Pra onde foi o tempo? Por Roberto Liebgott.

Por Roberto Liebgott.

De repente a memória se volta contra o tempo e procura por quem eu era, uma existência de crescimentos, avanços, pausas e recomeços.

Olho para trás e vejo o menino jogando bolita com outros meninos e meninas, que depois, com os anos, nunca mais se teria noticias deles.

Vejo meu pai Henrique aborrecido e doente, mas – também – encontro a mãe Catarina, forte, determinada e profundamente empenhada em cuidar da gente.

Eu vejo minha irmã Roseli e irmão Carlos, crianças ao redor de um fogão de lenha, aquecendo água, um bule de café e cozinhando uma panela de feijão.

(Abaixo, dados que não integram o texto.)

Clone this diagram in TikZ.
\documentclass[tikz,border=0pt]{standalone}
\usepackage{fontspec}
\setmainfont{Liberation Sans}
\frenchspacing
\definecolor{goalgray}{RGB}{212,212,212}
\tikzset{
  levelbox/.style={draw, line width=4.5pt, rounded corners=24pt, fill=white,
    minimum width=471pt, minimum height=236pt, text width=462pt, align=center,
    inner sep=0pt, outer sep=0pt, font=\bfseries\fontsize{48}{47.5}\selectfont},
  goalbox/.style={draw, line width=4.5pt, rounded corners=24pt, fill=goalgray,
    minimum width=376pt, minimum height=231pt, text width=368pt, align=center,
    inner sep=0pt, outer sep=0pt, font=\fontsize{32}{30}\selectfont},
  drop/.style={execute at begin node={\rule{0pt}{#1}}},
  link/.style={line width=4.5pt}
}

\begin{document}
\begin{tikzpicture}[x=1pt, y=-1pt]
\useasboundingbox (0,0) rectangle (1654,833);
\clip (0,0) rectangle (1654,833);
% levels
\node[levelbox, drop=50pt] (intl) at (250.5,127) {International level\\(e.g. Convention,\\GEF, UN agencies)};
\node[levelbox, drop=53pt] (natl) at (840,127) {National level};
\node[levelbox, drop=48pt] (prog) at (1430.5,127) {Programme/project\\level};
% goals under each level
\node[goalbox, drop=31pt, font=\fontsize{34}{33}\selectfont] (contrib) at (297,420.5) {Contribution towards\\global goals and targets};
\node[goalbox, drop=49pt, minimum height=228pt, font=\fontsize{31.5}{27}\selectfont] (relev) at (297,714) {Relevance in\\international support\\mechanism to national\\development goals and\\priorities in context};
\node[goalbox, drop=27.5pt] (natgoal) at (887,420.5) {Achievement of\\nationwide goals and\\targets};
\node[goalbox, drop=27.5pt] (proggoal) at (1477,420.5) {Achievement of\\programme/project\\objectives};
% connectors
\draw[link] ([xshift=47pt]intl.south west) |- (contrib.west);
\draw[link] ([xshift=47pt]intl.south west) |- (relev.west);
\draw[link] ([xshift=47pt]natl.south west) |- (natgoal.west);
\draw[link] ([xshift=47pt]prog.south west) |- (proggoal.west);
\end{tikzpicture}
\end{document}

Naqueles momentos pouco havia, além de uma casa velha, um pai adoecido e uma mãe que tomava conta de tudo e nos dava de comer.

Ela rezava – tinha uma fé inabalável -, acreditava que Deus daria suporte, segurança e zelaria sempre pelos seus.

Ela trabalhava tanto e, apesar de não possuir um palmo de terra, a tomava emprestada, para plantar pipoca, batata doce, mandioca, amendoins e milho.

Criava galinhas, além delas, sempre tinha um porquinho no chiqueiro e uma vaquinha – a Estrela, que nos fornecia o leite.

Nos domingos, depois da missa, o almoço era uma bela macarronada caseira, regada com o molho de alguma galinha cuidada no terreiro.

Crescíamos, entre muitos amigos – todos pobres e contentes -, como se a pobreza, algum dia, viesse a ofertar-lhes todas as boas aventuranças.

Íamos à escola de uniforme, carregávamos o caderno, lápis e borracha numa sacola feita da embalagem de arroz.

A felicidade se comunicava entre as pessoas humildes e sonhadoras, porque elas se abriam para o amanhã.

Sobreveio a doença na mãe, embora antes, o médico já havia desenganado o pai e, precocemente, o tempo deles esgotou.

Ficamos sós, mas as outras irmãs – do primeiro casamento do pai, Edy, Matilde e Lina -, nos levaram, cada qual para um lado.

Não sentiríamos mais os perfumes do jardim e do quintal que a mãe cuidava com tanto carinho e tão pouco teríamos aquele almoço de domingo.

Eu não jogo mais bolitas, minha irmã e irmão partilham alegrias, a vida ofereceu-lhes amores no caminho, Júlia, Amanda e Ana.

Tornei-me missionário indigenista no Cimi, convivo com povos originários, que seguem em movimentos de resistência por dentro das adversidades tensas e violentas.

Eu, apesar do tempo que andou apressado, percebo que a felicidade caminha pelo percurso compartilhado entre os amores mais sublimes.

Amores do cotidiano, nas boas e más horas, no lazer, nas lutas, no lar e na família, entre Iara, Camila e eu.

E me pergunto, pra onde foi o tempo – o meu tempo – de idas e vindas, de sonhos, risos, perdas, lágrimas e conquistas?

Concluo que o meu tempo foi constituído naquilo que me tornei, mesmo diante das nostalgias, ele segue por dentro de tudo que vivemos e somos.

O tempo não apaga as memórias, que me fazem visitar os que já se foram e aqueles que permanecem tecendo laços de vida.

Porto Alegre (RS), 17 de setembro de 2024.

Roberto Antônio Liebgott é Missionário do Conselho Indigenista Missionário/CIMI. Formado em Filosofia e Direito.